Fry quotes Jim Nicholson, a former writer for the Philadelphia Daily News who made it his practice to write feature obituaries on ordinary people selected at random. Nicholson's belief was, "If you're a good enough reporter, everybody's interesting."
A good obituary is a character sketch, not a resume. Fry encourages us to prioritize anecdotes and personal recollections while moving items like age, date of birth, and cause of death to the background.
Like any project, starting a good obituary requires a little research. To get started, do what professionals like Maureen O'Donnell do: talk to several of the deceased person's friends and family members. Ask them to share their favorite memories. Write down some of the most noteworthy quotes. Look for an interesting entry point and shape the story around that.
If you're writing your own obituary, you can take advice from Don Fry, "Write a few rich paragraphs in the third person, answering this question: 'What do I want people to remember about me?'"
Harry de Quetteville in his Telegraph article, "The Art of the Obituary," says that the best way to start writing an obituary is to assemble as much information as possible from as many sources as possible before "simmering it all down into a narrative."
Like every good news story, an obituary should have a memorable ending. A friend of mine, Lisa Holton, who is also a professional writer and a former Sun-Times journalist, said to me, "The best obits end with a bit of a surprise or a little tidbit that no one ever really knew about the person. It doesn't need to be maudlin or sappy. It just needs to fit the person and leave the reader with a bit of wow, if possible."

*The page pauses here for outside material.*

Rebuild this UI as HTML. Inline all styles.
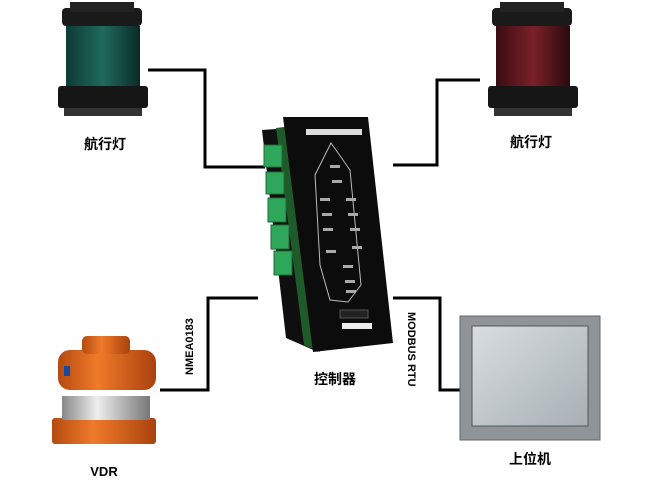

Many people appreciate sympathy cards that include the sincere condolences of the sender. Sympathy cards are easy to find in supermarkets and stationery shops. These cards often include a poem or a pre-printed message which can help people express their feelings when they aren't sure what to say. The downside to sending an off-the-shelf sympathy card is that the grieving recipient may end up with several cards that carry the same message and design. Perhaps a better option is a card that is simply designed, produced with quality materials, and blank inside, so that the sender's message can come from the heart.
In writing a sympathy card, it's best to speak from the heart, to be loving and concise, but not to indulge in cliché responses to someone's grief. A sympathy card is an ideal place to share a beloved memory about the person who passed away.
The Funeral Consumers Alliance, a nonprofit organization dedicated to helping people plan dignified and affordable funerals, offers guidelines for supporting people in grief. Among these guidelines are suggestions on what not to do or say. The guidelines also read:
"Relatives, friends and neighbors are often supportive at the time of a death and during the wake and funeral... But after the funeral, the bereaved sometimes wonder where their friends have gone."
Grieving people need continued support after the funeral is over. A single sympathy card is nice, but perhaps a correspondence program is better. Inspired by the Jewish tradition of Shiva, I designed the sympathy cards above to be sent over a period of time.
Judaism provides a structured approach to mourning that serves to bring grieving relatives through the tragedy of their loss back into regular life. Mourners receive ample community support, which is constant, at first, but dissipates over time. The circle motif on these cards also dissipates with time and the envelope color shifts from black to gray to light gray. The packaging includes spaces to keep track of when the first card was sent and when to send the next cards.
Collecting is a form of storytelling. Many people save objects that remind them of people they love. I asked a group of volunteers, who live in different places all over the world, to tell a story about someone they love by placing objects inside a mason jar. Each contributor also sent me a few words to describe why they chose the objects they did.